Problem statement
Print nothing but the lines from the start of the listing below through the line that contains "0.013, 0.012, 0.012]". Do not include the pictures.

Dataset extract
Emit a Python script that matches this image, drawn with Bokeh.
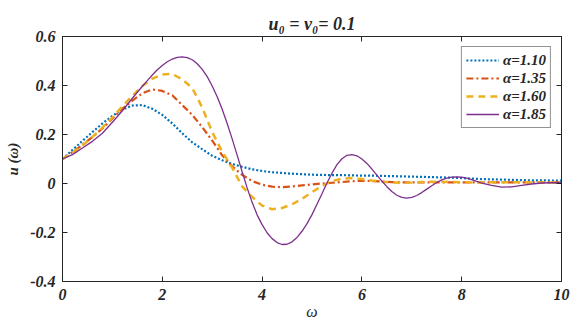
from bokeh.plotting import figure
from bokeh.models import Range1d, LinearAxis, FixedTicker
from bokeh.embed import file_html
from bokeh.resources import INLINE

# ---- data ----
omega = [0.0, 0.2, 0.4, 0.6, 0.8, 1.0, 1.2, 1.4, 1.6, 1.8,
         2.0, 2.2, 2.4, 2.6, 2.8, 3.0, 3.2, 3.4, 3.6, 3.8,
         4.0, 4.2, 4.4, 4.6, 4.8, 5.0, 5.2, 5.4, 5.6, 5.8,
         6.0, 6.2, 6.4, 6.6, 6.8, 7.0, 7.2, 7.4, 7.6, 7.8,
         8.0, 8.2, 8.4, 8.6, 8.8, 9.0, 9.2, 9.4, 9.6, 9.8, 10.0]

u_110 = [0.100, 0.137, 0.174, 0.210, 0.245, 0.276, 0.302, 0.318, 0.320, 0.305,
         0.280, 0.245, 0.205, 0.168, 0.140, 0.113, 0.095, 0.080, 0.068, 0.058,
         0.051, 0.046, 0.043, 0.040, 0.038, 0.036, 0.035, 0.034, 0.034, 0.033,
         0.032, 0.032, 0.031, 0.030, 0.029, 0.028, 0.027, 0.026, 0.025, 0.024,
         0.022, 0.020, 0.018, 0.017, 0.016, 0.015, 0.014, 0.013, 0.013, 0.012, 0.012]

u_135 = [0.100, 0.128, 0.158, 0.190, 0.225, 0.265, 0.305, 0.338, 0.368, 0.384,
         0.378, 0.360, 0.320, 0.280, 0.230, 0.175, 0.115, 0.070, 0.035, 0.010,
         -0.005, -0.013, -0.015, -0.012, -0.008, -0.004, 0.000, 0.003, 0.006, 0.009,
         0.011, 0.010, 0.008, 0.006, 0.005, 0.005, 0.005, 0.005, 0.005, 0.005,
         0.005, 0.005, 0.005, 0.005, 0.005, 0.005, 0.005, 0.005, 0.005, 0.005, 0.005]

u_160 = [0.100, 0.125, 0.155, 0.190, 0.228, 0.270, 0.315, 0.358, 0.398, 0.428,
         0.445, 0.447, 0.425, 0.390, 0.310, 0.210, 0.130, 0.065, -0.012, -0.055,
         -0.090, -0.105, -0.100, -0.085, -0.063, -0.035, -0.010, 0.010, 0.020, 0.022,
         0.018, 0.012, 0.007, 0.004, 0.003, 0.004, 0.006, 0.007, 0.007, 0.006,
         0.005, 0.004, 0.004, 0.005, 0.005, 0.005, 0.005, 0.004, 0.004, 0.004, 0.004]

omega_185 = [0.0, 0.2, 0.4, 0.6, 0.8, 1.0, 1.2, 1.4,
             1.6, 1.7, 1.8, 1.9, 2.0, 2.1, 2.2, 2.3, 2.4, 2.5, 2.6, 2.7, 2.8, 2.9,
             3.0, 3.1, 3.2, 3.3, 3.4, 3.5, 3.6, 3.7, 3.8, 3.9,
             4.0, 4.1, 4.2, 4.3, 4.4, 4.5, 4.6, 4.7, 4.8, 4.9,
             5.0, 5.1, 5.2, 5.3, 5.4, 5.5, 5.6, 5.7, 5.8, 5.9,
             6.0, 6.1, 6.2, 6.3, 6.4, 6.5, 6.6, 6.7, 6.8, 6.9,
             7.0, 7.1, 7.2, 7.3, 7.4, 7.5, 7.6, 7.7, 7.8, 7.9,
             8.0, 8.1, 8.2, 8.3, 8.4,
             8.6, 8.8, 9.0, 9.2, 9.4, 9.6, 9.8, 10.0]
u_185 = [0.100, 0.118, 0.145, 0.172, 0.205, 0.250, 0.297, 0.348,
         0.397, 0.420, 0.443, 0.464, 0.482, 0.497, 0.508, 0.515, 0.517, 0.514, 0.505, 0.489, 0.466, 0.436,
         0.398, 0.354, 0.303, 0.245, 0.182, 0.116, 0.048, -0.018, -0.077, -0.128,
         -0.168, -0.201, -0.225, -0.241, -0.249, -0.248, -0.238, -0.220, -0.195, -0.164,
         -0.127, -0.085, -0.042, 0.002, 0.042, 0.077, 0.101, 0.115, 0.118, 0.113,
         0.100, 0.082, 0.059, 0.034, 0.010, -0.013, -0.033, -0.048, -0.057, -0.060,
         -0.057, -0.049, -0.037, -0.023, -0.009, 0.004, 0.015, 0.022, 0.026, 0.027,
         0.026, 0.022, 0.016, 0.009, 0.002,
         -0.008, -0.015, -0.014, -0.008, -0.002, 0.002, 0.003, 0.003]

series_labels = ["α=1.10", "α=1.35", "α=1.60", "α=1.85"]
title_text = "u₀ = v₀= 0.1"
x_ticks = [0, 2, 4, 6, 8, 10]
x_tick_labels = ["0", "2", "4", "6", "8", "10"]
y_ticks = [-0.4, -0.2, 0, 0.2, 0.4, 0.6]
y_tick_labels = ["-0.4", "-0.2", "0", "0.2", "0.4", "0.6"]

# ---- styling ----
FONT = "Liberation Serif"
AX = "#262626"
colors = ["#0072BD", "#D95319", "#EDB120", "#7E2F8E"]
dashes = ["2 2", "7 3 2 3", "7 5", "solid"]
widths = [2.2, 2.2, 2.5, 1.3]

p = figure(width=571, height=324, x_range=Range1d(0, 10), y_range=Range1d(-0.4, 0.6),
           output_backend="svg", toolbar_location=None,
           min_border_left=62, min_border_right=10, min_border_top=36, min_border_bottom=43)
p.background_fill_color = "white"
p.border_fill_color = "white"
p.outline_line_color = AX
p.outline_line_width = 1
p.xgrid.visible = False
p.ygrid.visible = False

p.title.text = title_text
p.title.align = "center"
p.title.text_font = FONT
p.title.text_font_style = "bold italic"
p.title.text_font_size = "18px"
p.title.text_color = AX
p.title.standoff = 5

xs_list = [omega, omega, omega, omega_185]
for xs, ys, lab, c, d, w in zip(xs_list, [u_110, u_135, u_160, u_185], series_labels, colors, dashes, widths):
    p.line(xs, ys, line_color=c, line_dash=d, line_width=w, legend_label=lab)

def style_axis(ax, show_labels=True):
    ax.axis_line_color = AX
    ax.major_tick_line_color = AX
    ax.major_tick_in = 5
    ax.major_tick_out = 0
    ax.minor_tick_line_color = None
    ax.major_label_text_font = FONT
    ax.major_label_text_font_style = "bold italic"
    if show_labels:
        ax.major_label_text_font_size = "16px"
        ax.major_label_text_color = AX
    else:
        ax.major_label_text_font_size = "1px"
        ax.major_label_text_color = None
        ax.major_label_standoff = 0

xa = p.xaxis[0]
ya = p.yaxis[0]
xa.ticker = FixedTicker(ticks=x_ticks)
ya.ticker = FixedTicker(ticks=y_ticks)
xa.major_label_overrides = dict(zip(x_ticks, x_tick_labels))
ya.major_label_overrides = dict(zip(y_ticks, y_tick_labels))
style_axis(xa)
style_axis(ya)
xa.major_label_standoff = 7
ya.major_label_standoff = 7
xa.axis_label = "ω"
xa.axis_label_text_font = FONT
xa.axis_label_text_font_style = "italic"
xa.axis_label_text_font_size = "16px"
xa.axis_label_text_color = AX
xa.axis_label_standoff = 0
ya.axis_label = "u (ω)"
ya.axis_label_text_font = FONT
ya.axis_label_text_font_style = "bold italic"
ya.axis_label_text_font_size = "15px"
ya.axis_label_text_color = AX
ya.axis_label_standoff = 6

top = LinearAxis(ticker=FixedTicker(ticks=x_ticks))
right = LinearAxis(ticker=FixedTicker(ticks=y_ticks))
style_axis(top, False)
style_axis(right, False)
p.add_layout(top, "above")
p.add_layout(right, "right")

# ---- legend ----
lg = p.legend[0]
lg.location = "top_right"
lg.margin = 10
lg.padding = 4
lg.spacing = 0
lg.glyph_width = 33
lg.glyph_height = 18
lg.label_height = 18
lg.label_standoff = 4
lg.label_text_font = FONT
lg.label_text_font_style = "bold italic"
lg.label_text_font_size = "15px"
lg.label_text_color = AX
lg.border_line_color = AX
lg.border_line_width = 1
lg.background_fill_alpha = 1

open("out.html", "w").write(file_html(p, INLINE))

Solution
Emit a Python script that matches this image, drawn with Bokeh.
from bokeh.plotting import figure
from bokeh.models import Range1d, LinearAxis, FixedTicker
from bokeh.embed import file_html
from bokeh.resources import INLINE

# ---- data ----
omega = [0.0, 0.2, 0.4, 0.6, 0.8, 1.0, 1.2, 1.4, 1.6, 1.8,
         2.0, 2.2, 2.4, 2.6, 2.8, 3.0, 3.2, 3.4, 3.6, 3.8,
         4.0, 4.2, 4.4, 4.6, 4.8, 5.0, 5.2, 5.4, 5.6, 5.8,
         6.0, 6.2, 6.4, 6.6, 6.8, 7.0, 7.2, 7.4, 7.6, 7.8,
         8.0, 8.2, 8.4, 8.6, 8.8, 9.0, 9.2, 9.4, 9.6, 9.8, 10.0]

u_110 = [0.100, 0.137, 0.174, 0.210, 0.245, 0.276, 0.302, 0.318, 0.320, 0.305,
         0.280, 0.245, 0.205, 0.168, 0.140, 0.113, 0.095, 0.080, 0.068, 0.058,
         0.051, 0.046, 0.043, 0.040, 0.038, 0.036, 0.035, 0.034, 0.034, 0.033,
         0.032, 0.032, 0.031, 0.030, 0.029, 0.028, 0.027, 0.026, 0.025, 0.024,
         0.022, 0.020, 0.018, 0.017, 0.016, 0.015, 0.014, 0.013, 0.013, 0.012, 0.012]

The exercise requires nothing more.